Bed #2 sure looks delicious, today... lots of greens to feast on soon... kale, collards, mustard, arugula, spinach & lettuce !

Sure looks yummy, doesn't it ?


  1. Wow! I need to do that, I love raised beds, and we have some really bad invasive weeds. I hadn't thought of stapling the weed barrier to the undersides of the raised beds, very smart!

  2. I am SO impressed! Good thing I'm not your neighbor - I'd be drooling on your greens!

  3. Wow wow wow... lots of love and tender care went into the beds. Thanks for sharing your labors here. They not only look productive, but these beds are so pretty... even without the yummy greens! Tee hee! YAY for summer gardens. Our greens bed is looking fabulous, and tonight... fresh salad with pears from our 2010 crop of pears! Mmmm mmmm. Life is good.

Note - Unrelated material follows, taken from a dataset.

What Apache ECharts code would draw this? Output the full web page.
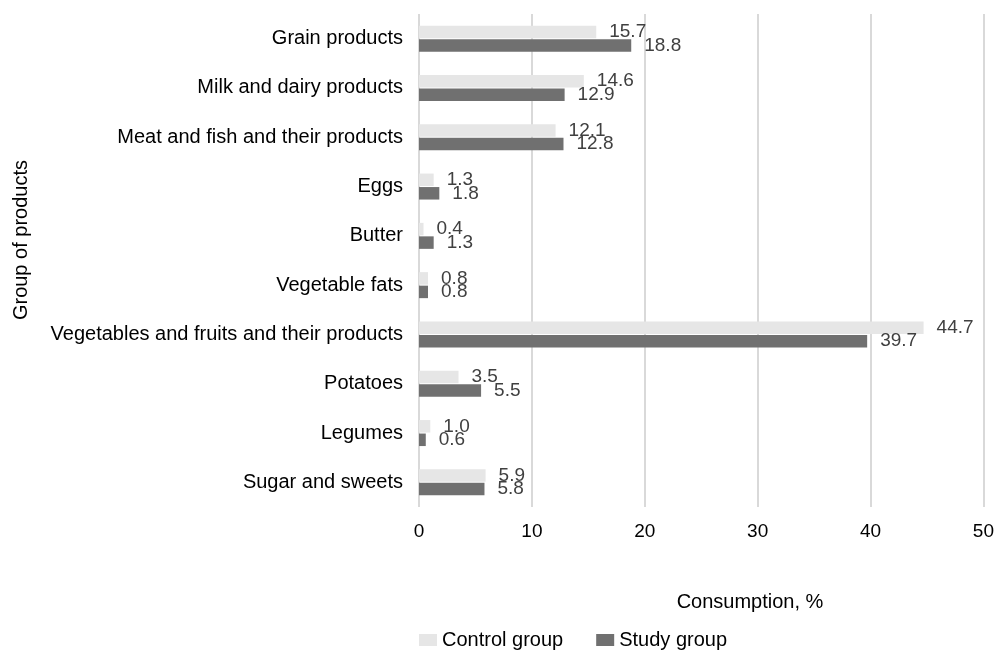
<!DOCTYPE html>
<html>
<head>
<meta charset="utf-8">
<script src="https://cdn.jsdelivr.net/npm/echarts@6/dist/echarts.min.js"></script>
<style>
  html, body { margin: 0; padding: 0; background: #fff; }
  #chart { width: 997px; height: 653px; }
</style>
</head>
<body>
<div id="chart"></div>
<script>
// Product groups, top to bottom
const categories = [
  'Grain products',
  'Milk and dairy products',
  'Meat and fish and their products',
  'Eggs',
  'Butter',
  'Vegetable fats',
  'Vegetables and fruits and their products',
  'Potatoes',
  'Legumes',
  'Sugar and sweets'
];

// Share of consumption, %
const controlGroup = [15.7, 14.6, 12.1, 1.3, 0.4, 0.8, 44.7, 3.5, 1.0, 5.9];
const studyGroup   = [18.8, 12.9, 12.8, 1.8, 1.3, 0.8, 39.7, 5.5, 0.6, 5.8];

const xTicks = { min: 0, max: 50, interval: 10 };

const FONT = '"Liberation Sans", Arial, sans-serif';

const chart = echarts.init(document.getElementById('chart'), null, { renderer: 'canvas' });

const valueLabel = {
  show: true,
  position: 'right',
  distance: 13,
  color: '#404040',
  fontFamily: FONT,
  fontSize: 19,
  formatter: p => p.value.toFixed(1)
};

chart.setOption({
  animation: false,
  textStyle: { fontFamily: FONT },
  grid: { left: 419, right: 10, top: 14, bottom: 146, containLabel: false },
  xAxis: {
    type: 'value',
    min: xTicks.min,
    max: xTicks.max,
    interval: xTicks.interval,
    axisLine: { show: false },
    axisTick: { show: false },
    axisLabel: { color: '#000', fontSize: 19, margin: 15, fontFamily: FONT },
    splitLine: { show: true, lineStyle: { color: '#d9d9d9', width: 2 } }
  },
  yAxis: {
    type: 'category',
    data: categories,
    inverse: true,
    axisLine: { show: false },
    axisTick: { show: false },
    axisLabel: { color: '#000', fontSize: 20, margin: 16, fontFamily: FONT },
    splitLine: { show: false }
  },
  title: {
    text: 'Consumption, %',
    left: 745,
    top: 587,
    textAlign: 'center',
    textStyle: { color: '#000', fontSize: 20, fontWeight: 'normal', fontFamily: FONT }
  },
  graphic: [{
    type: 'text',
    left: 11,
    top: 160,
    rotation: Math.PI / 2,
    style: {
      text: 'Group of products',
      fill: '#000',
      fontSize: 20,
      fontFamily: FONT
    }
  }],
  legend: {
    top: 630,
    left: 419,
    padding: 0,
    itemWidth: 18,
    itemHeight: 12,
    itemGap: 33,
    icon: 'rect',
    textStyle: { color: '#000', fontSize: 20, fontFamily: FONT },
    data: ['Control group', 'Study group']
  },
  series: [
    {
      name: 'Control group',
      type: 'bar',
      data: controlGroup,
      barWidth: 12.5,
      barGap: '8%',
      itemStyle: { color: '#e6e6e6' },
      label: valueLabel
    },
    {
      name: 'Study group',
      type: 'bar',
      data: studyGroup,
      barWidth: 12.5,
      itemStyle: { color: '#707070' },
      label: valueLabel
    }
  ]
});
</script>
</body>
</html>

  4. great job on the blog posts, I am just now starting to poke my seeds into the ground, still have a little snow on the mountain peaks which the "old timers" say to wait for.. it has to be gone so we don't get caught by a late spring frost which would wipe out any new plants, which is what happened to a lot of floks around here last year when they staryed to early in our false spring..It all looks marlvelous, what a blessing Bruce has been for you!!.